Copy word for word the lines in the records below, starting at the line with "Give me the TikZ source for this diagram." and ending at the line with "(683,8) -- (683,448);". Skip the pictures.

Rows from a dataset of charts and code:
====================

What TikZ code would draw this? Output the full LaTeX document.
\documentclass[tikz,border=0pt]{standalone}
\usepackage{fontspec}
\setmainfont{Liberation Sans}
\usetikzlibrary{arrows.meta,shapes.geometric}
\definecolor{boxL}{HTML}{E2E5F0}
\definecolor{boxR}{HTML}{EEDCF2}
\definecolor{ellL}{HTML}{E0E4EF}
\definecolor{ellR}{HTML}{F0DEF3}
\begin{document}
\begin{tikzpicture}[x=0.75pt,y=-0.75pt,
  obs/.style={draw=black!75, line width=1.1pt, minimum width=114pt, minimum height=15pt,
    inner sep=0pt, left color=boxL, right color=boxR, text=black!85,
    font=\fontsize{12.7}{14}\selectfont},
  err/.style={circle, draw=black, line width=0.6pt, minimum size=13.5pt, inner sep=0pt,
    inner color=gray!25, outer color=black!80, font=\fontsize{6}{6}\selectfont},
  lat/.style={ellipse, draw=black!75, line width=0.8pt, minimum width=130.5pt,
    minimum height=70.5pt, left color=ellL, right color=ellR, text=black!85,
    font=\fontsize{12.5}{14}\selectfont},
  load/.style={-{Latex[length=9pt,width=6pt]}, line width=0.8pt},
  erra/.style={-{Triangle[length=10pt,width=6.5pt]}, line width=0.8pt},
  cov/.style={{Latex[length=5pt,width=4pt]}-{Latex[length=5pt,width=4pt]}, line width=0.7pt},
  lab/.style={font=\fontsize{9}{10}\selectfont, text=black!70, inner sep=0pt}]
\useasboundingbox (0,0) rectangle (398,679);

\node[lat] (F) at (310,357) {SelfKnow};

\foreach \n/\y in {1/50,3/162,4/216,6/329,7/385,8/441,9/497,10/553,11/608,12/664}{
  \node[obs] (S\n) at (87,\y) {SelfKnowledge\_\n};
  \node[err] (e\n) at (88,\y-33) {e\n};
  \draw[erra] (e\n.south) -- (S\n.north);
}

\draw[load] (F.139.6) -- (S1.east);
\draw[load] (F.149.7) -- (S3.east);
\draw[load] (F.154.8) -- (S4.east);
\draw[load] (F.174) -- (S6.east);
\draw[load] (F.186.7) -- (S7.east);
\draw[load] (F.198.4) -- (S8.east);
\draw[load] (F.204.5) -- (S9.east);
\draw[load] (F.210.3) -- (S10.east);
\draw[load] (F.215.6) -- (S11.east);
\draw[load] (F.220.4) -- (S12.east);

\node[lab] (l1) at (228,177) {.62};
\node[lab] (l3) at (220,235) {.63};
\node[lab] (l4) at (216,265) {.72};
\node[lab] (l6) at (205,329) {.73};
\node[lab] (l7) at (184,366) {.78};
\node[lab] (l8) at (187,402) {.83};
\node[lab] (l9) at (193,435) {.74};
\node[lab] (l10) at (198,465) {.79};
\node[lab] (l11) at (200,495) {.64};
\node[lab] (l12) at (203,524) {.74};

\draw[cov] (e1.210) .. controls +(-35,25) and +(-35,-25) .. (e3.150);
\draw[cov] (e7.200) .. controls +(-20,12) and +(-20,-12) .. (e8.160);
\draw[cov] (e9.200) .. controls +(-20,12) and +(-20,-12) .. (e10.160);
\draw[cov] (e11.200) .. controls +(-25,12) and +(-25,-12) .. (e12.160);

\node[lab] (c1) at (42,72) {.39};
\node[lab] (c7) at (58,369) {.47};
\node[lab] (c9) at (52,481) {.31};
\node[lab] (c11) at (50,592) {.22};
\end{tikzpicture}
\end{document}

====================

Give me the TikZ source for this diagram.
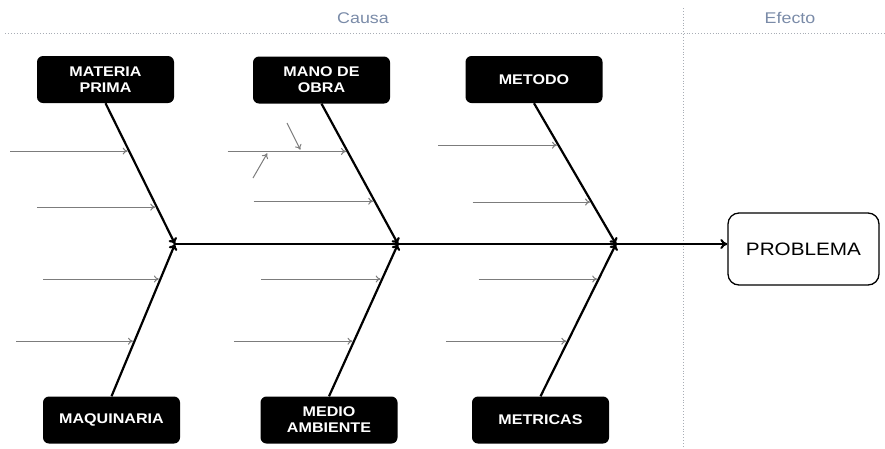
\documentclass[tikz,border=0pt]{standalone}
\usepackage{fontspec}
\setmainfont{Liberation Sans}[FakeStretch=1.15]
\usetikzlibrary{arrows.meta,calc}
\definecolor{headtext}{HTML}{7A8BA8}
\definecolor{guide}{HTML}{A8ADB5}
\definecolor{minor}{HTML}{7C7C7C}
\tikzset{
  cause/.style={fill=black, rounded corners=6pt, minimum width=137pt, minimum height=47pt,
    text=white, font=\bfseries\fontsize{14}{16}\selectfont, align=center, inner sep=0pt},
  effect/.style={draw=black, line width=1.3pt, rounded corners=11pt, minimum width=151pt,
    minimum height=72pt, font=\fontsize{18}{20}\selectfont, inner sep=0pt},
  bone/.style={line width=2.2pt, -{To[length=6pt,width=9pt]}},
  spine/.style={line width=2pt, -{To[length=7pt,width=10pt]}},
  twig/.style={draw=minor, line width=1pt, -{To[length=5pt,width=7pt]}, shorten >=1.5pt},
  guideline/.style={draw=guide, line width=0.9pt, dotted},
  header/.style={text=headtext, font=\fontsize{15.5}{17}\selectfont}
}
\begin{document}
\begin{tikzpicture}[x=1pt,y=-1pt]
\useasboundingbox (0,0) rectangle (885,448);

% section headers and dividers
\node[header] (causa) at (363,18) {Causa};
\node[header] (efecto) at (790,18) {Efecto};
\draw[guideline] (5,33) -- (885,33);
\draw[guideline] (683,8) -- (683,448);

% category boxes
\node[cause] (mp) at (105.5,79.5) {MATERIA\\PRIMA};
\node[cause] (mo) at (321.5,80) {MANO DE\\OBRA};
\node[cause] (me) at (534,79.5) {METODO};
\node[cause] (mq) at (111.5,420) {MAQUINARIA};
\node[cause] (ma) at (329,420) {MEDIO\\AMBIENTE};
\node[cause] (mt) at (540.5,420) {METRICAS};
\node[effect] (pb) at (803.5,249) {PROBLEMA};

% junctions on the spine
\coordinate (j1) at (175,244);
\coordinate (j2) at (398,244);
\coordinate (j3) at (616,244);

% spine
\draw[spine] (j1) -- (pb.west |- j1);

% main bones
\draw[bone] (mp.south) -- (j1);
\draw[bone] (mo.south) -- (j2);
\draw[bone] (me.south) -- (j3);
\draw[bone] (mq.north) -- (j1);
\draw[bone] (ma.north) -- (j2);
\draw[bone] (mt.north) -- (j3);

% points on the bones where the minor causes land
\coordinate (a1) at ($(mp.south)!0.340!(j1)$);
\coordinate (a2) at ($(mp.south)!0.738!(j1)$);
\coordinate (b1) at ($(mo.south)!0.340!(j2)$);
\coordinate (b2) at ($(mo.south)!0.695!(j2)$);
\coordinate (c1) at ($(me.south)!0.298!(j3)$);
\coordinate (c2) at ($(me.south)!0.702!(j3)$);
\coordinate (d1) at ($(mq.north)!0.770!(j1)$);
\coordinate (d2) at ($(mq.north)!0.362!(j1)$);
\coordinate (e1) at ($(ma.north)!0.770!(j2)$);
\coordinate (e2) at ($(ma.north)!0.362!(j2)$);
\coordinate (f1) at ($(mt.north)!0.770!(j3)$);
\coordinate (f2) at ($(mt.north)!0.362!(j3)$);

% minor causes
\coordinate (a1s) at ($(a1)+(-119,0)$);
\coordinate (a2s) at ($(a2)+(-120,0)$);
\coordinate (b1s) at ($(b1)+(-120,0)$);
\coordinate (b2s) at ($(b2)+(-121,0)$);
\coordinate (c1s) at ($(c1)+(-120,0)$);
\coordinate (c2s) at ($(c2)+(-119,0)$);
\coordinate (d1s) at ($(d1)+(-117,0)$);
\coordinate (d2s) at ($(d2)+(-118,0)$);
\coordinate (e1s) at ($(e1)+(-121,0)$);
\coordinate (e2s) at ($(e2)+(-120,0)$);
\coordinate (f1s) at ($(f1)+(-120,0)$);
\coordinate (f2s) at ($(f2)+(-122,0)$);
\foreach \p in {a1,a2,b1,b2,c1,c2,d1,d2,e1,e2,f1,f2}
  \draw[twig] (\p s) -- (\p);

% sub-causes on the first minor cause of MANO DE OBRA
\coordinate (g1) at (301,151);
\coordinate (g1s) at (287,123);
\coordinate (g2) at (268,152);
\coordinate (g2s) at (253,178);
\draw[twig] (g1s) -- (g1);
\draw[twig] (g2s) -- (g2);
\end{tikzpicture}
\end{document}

====================

§ Solution to the problem:
Give me the TikZ source for this diagram.
\documentclass[tikz,border=0pt]{standalone}
\usepackage{fontspec}
\setmainfont{Liberation Sans}[FakeStretch=1.15]
\usetikzlibrary{arrows.meta,calc}
\definecolor{headtext}{HTML}{7A8BA8}
\definecolor{guide}{HTML}{A8ADB5}
\definecolor{minor}{HTML}{7C7C7C}
\tikzset{
  cause/.style={fill=black, rounded corners=6pt, minimum width=137pt, minimum height=47pt,
    text=white, font=\bfseries\fontsize{14}{16}\selectfont, align=center, inner sep=0pt},
  effect/.style={draw=black, line width=1.3pt, rounded corners=11pt, minimum width=151pt,
    minimum height=72pt, font=\fontsize{18}{20}\selectfont, inner sep=0pt},
  bone/.style={line width=2.2pt, -{To[length=6pt,width=9pt]}},
  spine/.style={line width=2pt, -{To[length=7pt,width=10pt]}},
  twig/.style={draw=minor, line width=1pt, -{To[length=5pt,width=7pt]}, shorten >=1.5pt},
  guideline/.style={draw=guide, line width=0.9pt, dotted},
  header/.style={text=headtext, font=\fontsize{15.5}{17}\selectfont}
}
\begin{document}
\begin{tikzpicture}[x=1pt,y=-1pt]
\useasboundingbox (0,0) rectangle (885,448);

% section headers and dividers
\node[header] (causa) at (363,18) {Causa};
\node[header] (efecto) at (790,18) {Efecto};
\draw[guideline] (5,33) -- (885,33);
\draw[guideline] (683,8) -- (683,448);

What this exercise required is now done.